Directions:
Leaving out the pictures, retype the lines from the beginning of the listing through the line containing "import * as".
** START OF Data block **
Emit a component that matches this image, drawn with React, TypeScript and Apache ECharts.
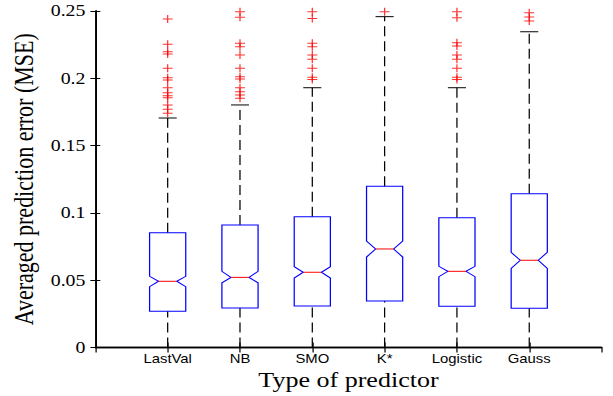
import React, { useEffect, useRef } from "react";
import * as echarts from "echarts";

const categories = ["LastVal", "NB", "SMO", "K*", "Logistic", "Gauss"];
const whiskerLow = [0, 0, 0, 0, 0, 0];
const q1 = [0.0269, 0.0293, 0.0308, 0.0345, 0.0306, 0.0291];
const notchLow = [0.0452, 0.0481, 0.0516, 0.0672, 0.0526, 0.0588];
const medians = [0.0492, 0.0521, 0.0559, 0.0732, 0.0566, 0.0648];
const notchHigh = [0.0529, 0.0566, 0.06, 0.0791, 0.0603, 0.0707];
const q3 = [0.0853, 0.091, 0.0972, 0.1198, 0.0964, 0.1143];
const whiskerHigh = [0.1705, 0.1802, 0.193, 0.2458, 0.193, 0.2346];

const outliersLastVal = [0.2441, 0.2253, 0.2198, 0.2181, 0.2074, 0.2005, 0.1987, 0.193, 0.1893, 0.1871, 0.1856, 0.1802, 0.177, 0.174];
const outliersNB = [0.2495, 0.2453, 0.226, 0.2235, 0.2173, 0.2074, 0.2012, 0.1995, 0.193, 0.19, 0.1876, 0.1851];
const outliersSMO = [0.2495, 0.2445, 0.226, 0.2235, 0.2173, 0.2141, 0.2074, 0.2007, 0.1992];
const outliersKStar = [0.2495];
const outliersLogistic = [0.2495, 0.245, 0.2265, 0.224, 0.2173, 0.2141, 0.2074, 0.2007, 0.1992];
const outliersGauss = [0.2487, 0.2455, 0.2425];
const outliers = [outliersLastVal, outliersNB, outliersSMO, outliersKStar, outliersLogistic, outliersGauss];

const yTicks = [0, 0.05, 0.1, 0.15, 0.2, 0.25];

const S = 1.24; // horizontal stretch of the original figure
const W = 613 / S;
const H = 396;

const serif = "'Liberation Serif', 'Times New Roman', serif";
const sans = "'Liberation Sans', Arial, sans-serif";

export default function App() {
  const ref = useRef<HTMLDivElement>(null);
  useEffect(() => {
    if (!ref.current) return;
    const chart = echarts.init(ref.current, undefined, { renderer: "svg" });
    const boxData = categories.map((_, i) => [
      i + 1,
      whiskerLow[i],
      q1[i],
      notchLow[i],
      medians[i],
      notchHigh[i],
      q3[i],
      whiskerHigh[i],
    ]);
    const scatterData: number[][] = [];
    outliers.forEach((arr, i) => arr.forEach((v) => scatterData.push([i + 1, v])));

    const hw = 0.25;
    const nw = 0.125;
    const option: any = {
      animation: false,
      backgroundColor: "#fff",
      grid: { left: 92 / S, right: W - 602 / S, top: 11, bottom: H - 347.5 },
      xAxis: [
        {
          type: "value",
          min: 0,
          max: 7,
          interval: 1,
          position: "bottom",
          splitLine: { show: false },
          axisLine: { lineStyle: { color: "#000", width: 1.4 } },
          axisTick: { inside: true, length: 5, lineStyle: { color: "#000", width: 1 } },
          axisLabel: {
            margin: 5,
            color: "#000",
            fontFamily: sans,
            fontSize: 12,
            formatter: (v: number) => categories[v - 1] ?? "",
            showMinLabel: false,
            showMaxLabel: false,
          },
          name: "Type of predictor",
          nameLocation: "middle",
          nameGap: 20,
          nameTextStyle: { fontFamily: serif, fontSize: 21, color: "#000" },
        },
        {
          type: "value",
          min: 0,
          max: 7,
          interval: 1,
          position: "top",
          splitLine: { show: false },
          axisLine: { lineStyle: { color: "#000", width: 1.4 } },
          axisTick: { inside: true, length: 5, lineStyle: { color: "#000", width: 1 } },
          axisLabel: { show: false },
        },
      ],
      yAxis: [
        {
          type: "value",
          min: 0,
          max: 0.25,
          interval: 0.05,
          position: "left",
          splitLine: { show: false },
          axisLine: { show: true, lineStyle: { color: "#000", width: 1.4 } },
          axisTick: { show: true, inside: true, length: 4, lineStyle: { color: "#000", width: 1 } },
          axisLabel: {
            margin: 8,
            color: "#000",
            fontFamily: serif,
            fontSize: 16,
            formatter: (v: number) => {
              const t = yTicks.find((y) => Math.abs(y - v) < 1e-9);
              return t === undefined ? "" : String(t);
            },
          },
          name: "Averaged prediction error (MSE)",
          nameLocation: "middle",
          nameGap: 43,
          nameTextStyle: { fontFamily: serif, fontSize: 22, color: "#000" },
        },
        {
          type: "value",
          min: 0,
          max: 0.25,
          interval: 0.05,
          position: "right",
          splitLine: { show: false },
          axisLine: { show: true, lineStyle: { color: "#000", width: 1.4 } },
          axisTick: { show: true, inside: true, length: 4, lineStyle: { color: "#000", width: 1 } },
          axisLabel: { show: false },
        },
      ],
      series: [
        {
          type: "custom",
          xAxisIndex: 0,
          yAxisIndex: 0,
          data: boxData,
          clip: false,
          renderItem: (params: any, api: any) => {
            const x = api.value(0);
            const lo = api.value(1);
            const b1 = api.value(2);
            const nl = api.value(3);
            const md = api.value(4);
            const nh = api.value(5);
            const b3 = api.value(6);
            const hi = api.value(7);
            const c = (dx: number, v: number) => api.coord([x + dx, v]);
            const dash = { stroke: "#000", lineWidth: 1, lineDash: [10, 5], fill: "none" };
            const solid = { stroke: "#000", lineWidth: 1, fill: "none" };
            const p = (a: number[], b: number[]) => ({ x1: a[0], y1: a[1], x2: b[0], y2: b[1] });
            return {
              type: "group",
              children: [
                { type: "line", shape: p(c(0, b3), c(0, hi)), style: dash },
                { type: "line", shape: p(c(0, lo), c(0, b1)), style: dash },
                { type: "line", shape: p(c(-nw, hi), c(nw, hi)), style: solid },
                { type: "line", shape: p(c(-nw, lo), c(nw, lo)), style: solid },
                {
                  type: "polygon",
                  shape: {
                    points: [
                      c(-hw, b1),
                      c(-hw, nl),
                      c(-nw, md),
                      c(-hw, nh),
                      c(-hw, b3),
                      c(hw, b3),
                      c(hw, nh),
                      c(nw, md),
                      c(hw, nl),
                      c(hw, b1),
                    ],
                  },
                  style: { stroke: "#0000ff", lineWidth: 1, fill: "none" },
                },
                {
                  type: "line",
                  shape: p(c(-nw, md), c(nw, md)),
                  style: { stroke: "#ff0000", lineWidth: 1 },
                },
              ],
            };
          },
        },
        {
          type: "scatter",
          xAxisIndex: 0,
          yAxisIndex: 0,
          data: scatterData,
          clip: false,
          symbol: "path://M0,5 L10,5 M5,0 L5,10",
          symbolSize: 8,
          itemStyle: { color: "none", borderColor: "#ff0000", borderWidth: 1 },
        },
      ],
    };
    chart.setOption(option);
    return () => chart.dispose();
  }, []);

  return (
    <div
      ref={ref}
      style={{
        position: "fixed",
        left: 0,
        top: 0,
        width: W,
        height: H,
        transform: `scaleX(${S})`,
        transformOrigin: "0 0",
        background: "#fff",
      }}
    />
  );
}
** END OF Data block **
The answer:
Emit a component that matches this image, drawn with React, TypeScript and Apache ECharts.
import React, { useEffect, useRef } from "react";
import * as echarts from "echarts";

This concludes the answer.